# What you are asked to do:
Go through the lines below. Copy those with "diagram".

# Dataset excerpts:
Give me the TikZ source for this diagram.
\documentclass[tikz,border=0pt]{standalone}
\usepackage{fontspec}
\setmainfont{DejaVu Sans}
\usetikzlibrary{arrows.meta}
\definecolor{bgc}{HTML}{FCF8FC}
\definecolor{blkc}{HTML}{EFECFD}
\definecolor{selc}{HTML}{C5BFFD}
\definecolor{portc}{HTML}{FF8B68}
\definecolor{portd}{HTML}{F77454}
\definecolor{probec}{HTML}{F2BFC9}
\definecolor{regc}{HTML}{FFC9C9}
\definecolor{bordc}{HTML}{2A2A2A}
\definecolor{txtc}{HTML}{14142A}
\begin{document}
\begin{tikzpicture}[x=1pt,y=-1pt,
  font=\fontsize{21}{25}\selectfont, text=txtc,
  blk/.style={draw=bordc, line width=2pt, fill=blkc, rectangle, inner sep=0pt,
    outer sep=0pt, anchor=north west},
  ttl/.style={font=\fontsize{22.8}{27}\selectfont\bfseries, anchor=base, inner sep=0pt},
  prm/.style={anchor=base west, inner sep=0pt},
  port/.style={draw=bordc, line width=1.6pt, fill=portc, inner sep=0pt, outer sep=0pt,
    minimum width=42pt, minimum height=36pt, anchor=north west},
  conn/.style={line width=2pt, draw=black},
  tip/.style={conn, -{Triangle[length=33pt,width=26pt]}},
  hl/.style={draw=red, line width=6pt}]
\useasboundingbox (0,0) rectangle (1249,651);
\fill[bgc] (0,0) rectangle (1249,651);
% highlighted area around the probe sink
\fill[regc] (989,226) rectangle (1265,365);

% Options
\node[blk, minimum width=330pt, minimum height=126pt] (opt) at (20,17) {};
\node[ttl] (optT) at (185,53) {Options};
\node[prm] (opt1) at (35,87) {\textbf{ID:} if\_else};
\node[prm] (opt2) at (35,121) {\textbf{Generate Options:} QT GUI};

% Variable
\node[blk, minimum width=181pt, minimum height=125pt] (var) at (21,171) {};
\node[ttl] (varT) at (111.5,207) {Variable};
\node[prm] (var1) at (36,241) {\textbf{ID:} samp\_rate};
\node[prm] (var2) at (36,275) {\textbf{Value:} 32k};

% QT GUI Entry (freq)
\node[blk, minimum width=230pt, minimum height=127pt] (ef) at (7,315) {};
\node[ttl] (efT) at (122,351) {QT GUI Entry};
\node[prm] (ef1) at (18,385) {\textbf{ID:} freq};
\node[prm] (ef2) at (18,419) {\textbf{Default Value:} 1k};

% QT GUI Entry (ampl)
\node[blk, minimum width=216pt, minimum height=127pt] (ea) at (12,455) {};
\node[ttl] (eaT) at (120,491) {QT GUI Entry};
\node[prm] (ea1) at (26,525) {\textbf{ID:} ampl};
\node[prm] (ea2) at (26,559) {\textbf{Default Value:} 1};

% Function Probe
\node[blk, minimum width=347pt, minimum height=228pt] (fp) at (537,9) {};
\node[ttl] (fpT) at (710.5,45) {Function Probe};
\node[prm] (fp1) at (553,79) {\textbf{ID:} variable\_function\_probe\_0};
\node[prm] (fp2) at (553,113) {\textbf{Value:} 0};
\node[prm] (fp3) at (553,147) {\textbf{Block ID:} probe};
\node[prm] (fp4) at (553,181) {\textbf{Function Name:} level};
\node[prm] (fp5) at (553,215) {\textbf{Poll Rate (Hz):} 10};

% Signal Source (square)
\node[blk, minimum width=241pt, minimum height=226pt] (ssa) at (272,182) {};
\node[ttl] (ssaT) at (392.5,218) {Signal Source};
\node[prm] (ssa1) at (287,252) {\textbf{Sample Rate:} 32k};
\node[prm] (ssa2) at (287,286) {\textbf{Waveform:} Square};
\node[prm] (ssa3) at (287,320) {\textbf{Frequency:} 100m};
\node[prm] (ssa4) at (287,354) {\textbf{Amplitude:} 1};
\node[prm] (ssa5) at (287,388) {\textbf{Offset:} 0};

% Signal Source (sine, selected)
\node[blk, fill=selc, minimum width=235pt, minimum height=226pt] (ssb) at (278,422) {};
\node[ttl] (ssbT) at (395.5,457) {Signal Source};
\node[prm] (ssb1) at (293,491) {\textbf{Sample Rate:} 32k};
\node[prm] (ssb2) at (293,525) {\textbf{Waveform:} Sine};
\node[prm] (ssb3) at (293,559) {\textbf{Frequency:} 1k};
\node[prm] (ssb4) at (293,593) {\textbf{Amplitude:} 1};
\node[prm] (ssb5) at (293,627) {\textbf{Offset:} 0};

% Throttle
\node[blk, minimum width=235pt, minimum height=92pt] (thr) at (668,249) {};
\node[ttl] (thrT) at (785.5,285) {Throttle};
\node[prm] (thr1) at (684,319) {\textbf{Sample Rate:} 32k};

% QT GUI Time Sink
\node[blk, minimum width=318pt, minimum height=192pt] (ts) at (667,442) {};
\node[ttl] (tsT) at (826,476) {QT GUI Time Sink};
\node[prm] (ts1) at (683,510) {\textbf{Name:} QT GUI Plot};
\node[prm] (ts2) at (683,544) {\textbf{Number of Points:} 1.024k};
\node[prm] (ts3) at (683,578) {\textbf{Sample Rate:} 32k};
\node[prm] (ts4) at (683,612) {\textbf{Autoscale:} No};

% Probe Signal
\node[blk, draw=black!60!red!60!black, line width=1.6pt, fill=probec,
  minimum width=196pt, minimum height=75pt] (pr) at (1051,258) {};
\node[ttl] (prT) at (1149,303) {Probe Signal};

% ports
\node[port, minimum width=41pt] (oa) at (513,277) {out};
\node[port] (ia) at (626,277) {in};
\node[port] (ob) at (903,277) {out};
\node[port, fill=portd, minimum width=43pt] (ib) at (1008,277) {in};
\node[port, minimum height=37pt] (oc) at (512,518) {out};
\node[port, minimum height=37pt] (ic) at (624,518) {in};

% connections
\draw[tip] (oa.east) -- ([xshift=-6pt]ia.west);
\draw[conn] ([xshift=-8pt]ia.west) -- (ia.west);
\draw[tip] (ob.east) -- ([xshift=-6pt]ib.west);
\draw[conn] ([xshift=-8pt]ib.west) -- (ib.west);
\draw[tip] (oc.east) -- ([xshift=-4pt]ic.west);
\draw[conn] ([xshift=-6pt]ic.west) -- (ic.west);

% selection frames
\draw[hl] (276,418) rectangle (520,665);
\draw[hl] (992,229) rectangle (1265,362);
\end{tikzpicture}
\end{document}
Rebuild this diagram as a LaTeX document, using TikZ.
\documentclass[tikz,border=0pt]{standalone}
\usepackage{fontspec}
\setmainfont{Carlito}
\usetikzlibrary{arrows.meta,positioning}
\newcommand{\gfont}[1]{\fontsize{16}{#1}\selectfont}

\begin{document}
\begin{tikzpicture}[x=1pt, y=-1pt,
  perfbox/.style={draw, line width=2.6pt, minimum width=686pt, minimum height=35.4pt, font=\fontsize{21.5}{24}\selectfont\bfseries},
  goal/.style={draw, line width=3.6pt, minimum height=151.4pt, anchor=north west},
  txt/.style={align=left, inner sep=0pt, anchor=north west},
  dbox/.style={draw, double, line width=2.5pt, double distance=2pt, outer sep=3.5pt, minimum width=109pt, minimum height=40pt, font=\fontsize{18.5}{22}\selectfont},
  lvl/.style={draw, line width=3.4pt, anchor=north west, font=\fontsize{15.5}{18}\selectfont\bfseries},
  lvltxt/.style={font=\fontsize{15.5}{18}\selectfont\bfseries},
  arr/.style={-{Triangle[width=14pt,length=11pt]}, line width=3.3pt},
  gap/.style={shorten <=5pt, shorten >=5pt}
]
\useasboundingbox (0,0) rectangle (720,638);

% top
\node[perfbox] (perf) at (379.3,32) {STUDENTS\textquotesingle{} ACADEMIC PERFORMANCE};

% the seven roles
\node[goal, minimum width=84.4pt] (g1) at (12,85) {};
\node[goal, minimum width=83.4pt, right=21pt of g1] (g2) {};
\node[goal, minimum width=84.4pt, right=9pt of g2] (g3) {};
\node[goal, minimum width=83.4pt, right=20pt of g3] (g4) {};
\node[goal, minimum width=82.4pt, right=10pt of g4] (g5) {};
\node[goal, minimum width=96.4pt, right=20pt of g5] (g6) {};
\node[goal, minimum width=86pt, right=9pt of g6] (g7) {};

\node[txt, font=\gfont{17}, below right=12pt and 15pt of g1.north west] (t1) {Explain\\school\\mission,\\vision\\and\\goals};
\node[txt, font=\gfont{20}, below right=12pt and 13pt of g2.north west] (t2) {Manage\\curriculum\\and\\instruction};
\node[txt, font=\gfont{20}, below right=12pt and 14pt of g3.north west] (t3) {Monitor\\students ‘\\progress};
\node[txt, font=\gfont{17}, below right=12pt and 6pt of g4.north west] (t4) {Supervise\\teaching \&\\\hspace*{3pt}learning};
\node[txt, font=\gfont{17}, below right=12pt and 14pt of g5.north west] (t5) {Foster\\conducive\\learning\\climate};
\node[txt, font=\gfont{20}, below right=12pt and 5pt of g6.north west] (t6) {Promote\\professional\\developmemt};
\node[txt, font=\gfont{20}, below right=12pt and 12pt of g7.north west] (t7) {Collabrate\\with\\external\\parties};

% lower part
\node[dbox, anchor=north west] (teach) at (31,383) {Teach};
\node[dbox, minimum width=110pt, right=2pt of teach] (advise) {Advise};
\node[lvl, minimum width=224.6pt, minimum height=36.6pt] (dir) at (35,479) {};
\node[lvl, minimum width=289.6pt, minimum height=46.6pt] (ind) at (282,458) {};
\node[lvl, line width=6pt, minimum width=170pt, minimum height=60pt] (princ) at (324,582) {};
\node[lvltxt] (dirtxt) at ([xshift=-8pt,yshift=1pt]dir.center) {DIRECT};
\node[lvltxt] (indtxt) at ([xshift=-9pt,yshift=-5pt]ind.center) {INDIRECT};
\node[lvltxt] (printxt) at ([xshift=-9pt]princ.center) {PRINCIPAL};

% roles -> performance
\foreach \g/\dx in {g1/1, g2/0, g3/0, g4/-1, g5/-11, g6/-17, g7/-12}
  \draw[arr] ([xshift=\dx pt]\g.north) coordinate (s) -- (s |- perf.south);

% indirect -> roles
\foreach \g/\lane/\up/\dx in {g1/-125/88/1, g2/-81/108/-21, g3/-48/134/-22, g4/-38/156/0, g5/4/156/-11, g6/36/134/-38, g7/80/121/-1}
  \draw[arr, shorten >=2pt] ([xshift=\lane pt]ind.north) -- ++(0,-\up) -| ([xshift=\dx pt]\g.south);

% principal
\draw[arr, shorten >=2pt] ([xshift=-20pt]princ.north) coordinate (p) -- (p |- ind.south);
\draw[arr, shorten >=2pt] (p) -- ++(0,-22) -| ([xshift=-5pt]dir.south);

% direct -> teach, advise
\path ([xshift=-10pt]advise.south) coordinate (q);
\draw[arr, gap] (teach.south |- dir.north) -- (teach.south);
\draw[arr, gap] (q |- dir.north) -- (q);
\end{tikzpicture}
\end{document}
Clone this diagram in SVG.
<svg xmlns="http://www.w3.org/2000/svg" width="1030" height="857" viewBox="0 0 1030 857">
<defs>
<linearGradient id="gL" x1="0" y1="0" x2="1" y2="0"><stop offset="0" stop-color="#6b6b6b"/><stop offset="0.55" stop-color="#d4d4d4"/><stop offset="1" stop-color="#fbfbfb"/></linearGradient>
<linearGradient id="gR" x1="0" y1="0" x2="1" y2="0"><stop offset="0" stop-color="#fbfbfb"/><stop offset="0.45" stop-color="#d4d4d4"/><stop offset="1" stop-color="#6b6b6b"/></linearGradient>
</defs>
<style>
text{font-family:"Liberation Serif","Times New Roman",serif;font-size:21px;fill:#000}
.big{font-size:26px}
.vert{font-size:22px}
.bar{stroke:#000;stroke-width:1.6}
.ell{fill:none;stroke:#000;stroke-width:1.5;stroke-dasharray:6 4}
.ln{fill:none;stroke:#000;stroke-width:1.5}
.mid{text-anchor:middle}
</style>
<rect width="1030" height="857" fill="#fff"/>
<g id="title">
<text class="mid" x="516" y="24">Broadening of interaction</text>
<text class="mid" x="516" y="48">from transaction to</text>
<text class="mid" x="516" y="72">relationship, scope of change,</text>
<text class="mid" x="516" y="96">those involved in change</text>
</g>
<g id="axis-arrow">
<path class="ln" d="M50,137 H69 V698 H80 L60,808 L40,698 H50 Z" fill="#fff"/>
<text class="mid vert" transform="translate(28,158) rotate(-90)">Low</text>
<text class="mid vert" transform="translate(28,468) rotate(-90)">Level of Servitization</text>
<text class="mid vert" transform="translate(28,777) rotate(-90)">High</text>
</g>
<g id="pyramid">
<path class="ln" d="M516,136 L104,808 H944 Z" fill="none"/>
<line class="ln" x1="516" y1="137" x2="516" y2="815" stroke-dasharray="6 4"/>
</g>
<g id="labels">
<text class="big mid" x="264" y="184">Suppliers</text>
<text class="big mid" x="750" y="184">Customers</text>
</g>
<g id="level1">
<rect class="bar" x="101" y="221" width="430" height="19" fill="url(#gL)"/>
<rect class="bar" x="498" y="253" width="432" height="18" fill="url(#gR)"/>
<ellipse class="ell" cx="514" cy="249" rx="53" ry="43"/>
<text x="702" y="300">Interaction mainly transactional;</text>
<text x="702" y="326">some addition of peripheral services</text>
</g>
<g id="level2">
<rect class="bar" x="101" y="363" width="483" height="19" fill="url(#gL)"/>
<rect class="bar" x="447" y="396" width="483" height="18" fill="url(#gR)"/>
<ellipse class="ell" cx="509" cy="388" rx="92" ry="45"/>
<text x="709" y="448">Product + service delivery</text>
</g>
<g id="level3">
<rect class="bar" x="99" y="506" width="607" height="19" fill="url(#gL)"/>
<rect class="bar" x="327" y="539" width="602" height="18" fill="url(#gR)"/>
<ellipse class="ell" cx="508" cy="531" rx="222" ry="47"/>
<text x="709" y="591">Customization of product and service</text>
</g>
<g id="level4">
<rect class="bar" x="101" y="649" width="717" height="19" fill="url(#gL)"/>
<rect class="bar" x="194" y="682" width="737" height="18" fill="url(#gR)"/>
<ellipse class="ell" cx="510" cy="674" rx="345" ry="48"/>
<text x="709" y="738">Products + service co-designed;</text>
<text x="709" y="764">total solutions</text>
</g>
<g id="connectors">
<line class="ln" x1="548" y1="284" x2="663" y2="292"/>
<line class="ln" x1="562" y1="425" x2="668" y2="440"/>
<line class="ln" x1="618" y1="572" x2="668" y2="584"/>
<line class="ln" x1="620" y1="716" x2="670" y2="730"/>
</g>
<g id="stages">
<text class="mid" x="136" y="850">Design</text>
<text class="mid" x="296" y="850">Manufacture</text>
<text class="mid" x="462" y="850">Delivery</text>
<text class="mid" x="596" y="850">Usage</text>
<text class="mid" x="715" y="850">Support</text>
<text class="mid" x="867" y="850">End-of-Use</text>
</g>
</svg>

# Output for this exercise:
Give me the TikZ source for this diagram.
Rebuild this diagram as a LaTeX document, using TikZ.
Clone this diagram in SVG.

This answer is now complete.